Democratic candidate hopeful Howard Dean sent an e-mail to his supporters Wednesday night alerting them that without a Wisconsin primary win, he will pull out of the race.
“The entire race has come down to this: we must win Wisconsin.” Dean said in the e-mail.
He asked his campaign base to quickly donate money and raise $700,000 by Sunday to begin launching his television advertisements in Wisconsin by Monday of next week.
According to Dean’s campaign manager Roy Neel, the e-mail was meant as a fundraising tool for the Wisconsin campaign.
“The appeal was we need our donors to fund an aggressive campaign in Wisconsin, and they responded,” Neel said.
Between 10 and 11 a.m. Thursday morning, Dean supporters raised nearly $54,000, one of the most lucrative hours of fundraising in the campaign’s history.
Although perceived by many to signify desperation in the Dean campaign, Dean has kept a confident public face about his chances in Wisconsin. When asked during a Dean for America conference call if a win in Wisconsin is do or die, Dean answered, “It’s do.”
“We think we will win Wisconsin and that’s all I’m going to say on that topic,” Dean said. “I never predict wins, I just say I think we can win.”
After a long string of losses on the primary trail and low funds, Dean’s campaign revised its strategy to put a large focus on winning Wisconsin. Dean has spent enormous amounts of time and energy here in recent days, visiting Madison’s Club Majestic Wednesday night and passing through Milwaukee to visit local leaders there on Sunday.
Without much notice, Dean canceled plans to visit Michigan Thursday to campaign in Wisconsin instead.

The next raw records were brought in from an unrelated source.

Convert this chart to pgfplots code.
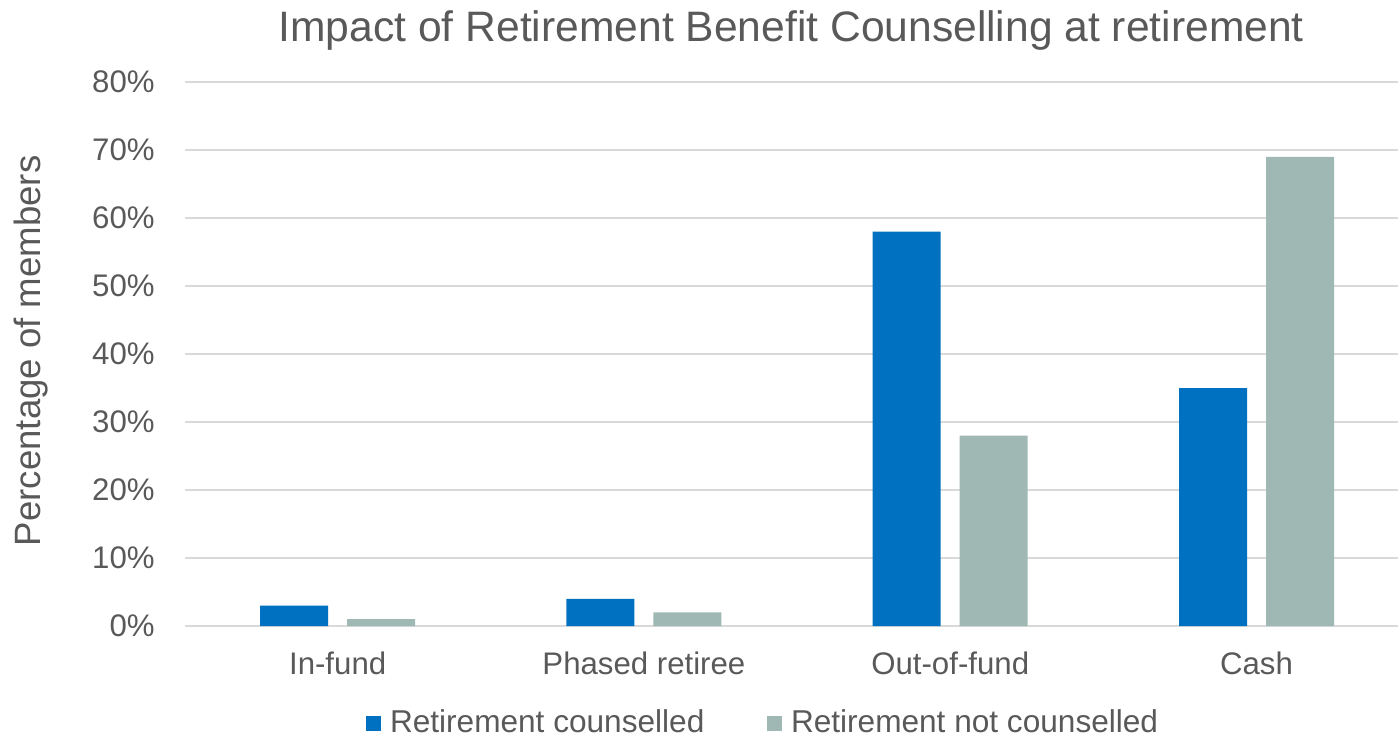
\documentclass[border=0pt]{standalone}
\usepackage{pgfplots}
\pgfplotsset{compat=1.18}
\usepackage{fontspec}
\setmainfont{Liberation Sans}
\definecolor{cblue}{HTML}{0070C0}
\definecolor{cgrey}{HTML}{9FB8B4}
\definecolor{txt}{HTML}{595959}
\definecolor{gridc}{HTML}{D9D9D9}
\begin{document}
\begin{tikzpicture}
\path[use as bounding box] (0,0) rectangle (699pt,367.5pt);
\begin{axis}[
  at={(92.25pt,54.5pt)}, anchor=south west,
  scale only axis, width=606.75pt, height=272pt,
  xmin=-0.5, xmax=3.462, ymin=0, ymax=80,
  ybar=9.5pt, bar width=34pt,
  xtick={0,1,2,3},
  xticklabels={In-fund,Phased retiree,Out-of-fund,Cash},
  ytick={0,10,...,80},
  yticklabel={\pgfmathprintnumber{\tick}\%},
  /pgf/number format/assume math mode=true,
  major tick length=0pt,
  axis line style={draw=none},
  ymajorgrids, major grid style={color=gridc, line width=0.75pt},
  tick label style={font=\fontsize{15.6}{18}\selectfont, text=txt},
  xticklabel style={anchor=north, inner sep=0pt, yshift=-12.85pt},
  yticklabel style={anchor=east, inner sep=0pt, xshift=-14.75pt},
  ylabel={Percentage of members},
  ylabel style={at={(axis description cs:0,0.506)}, anchor=base, yshift=72pt, font=\fontsize{18.3}{22}\selectfont, text=txt, inner sep=0pt},
  title={Impact of Retirement Benefit Counselling at retirement},
  every axis title shift=0pt,
  title style={at={(axis description cs:0.5,1)}, anchor=base, yshift=20.15pt, font=\fontsize{21.3}{25}\selectfont, text=txt, inner sep=0pt},
  legend columns=2,
  legend image code/.code={\fill[#1] (0pt,-4.5pt) rectangle (7.5pt,3pt);},
  legend style={draw=none, fill=none, inner sep=0pt, outer sep=0pt,
    at={(axis description cs:0,0)}, anchor=south west, xshift=90.75pt, yshift=-54.6pt,
    font=\fontsize{15.8}{18}\selectfont, text=txt,
    nodes={inner sep=0pt},
    /tikz/every odd column/.append style={column sep=4.5pt},
    /tikz/every even column/.append style={column sep=31.3pt}},
]
\addplot[fill=cblue, draw=none] coordinates {(0,3) (1,4) (2,58) (3,35)};
\addplot[fill=cgrey, draw=none] coordinates {(0,1) (1,2) (2,28) (3,69)};
\legend{Retirement counselled, Retirement not counselled}
\end{axis}
\end{tikzpicture}
\end{document}
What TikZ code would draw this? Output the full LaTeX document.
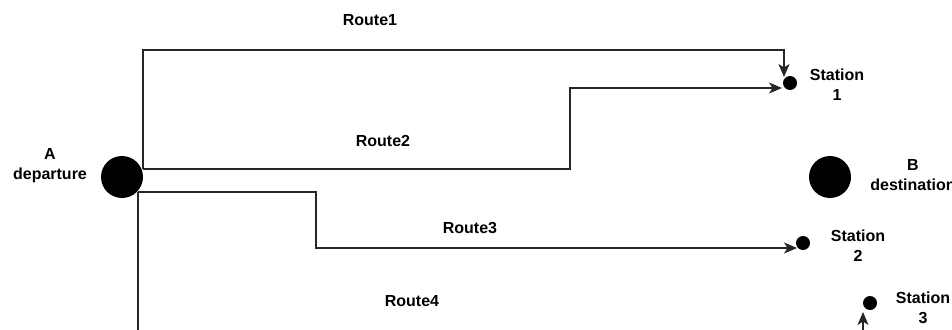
\documentclass[tikz,border=0pt]{standalone}
\usepackage{fontspec}
\setmainfont{Liberation Sans}
\usetikzlibrary{arrows.meta}
\tikzset{
  bigdot/.style={circle, fill=black, draw=none, minimum size=42pt, inner sep=0pt},
  stationdot/.style={circle, fill=black, draw=none, minimum size=14pt, inner sep=0pt},
  lbl/.style={font=\fontsize{16}{20}\selectfont\bfseries, align=center, inner sep=0pt},
  route/.style={line width=1.3pt, draw=black!85},
  tip/.style={-{Stealth[length=13pt,width=11pt,inset=3.5pt]}},
}
\begin{document}
\begin{tikzpicture}[x=1pt, y=-1pt]
  \useasboundingbox (0,0) rectangle (952,329);
  \clip (0,0) rectangle (952,329);

  % end points
  \node[bigdot] (A) at (122,177) {};
  \node[bigdot] (B) at (830,177) {};
  \node[stationdot] (S1) at (790,83) {};
  \node[stationdot] (S2) at (803,243) {};
  \node[stationdot] (S3) at (870,303) {};

  % labels
  \node[lbl] (Alab) at (50,166) {A\\departure};
  \node[lbl] (Blab) at (913,175) {B\\destination};
  \node[lbl] (S1lab) at (837,85) {Station\\1};
  \node[lbl] (S2lab) at (858,246) {Station\\2};
  \node[lbl] (S3lab) at (923,308) {Station\\3};
  \node[lbl] (R1) at (370,20) {Route1};
  \node[lbl] (R2) at (383,141) {Route2};
  \node[lbl] (R3) at (470,228) {Route3};
  \node[lbl] (R4) at (412,301) {Route4};

  % exits from the departure point and entries at the stations
  \coordinate (Aup) at (143,169);
  \coordinate (Adown) at (138,192);
  \coordinate (S1top) at (784,77);
  \coordinate (S1left) at (782,88);
  \coordinate (S2left) at (797,248);
  \coordinate (S3bot) at (863,312);
  \coordinate (R4end) at (138,340);
  \coordinate (S3feed) at (863,340);

  % routes
  \draw[route, tip] (Aup) |- (784,50) -- (S1top);
  \draw[route, tip] (Aup) -- (570,169) |- (S1left);
  \draw[route, tip] (Adown) -- (316,192) |- (S2left);
  \draw[route] (Adown) -- (R4end);
  \draw[route, tip] (S3feed) -- (S3bot);
\end{tikzpicture}
\end{document}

Dean, however, will not be the only democrat circling the state in the coming days. Sen. John Edwards (NC) and Gen. Wesley Clark also intended to stop in Wisconsin over the weekend to campaign. Both candidates have won a primary in one state thus far, trailing the democratic frontrunner Sen. John Kerry (Mass.) who has taken victories in seven states to date.
Co-Chair of Students for Kerry, Don Eggert, said Dean’s e-mail reveals the difficult position the former Vermont governor finds himself in as he continues week after week without a win.
“There is just no way he can go through 13 or 14 states without a victory and become the nominee,” Eggert said.
Although Dean formerly promised to run a 50-state campaign, many of his campaign supporters say that Wisconsin deserves more focus because it has emerged as the primary’s key contest.
“Wisconsin is the brick wall,” Shira Roza, Chair of Students for Dean, said. But not only are we the brick wall, we are the springboard to the rest of the states.”
Roza stated that the e-mail does not signal a floundering campaign but rather serves as a tool to notify supporters of Wisconsin’s importance and mobilize to win the state.
“It is a way to say ‘bring it to Wisconsin’,” Roza said.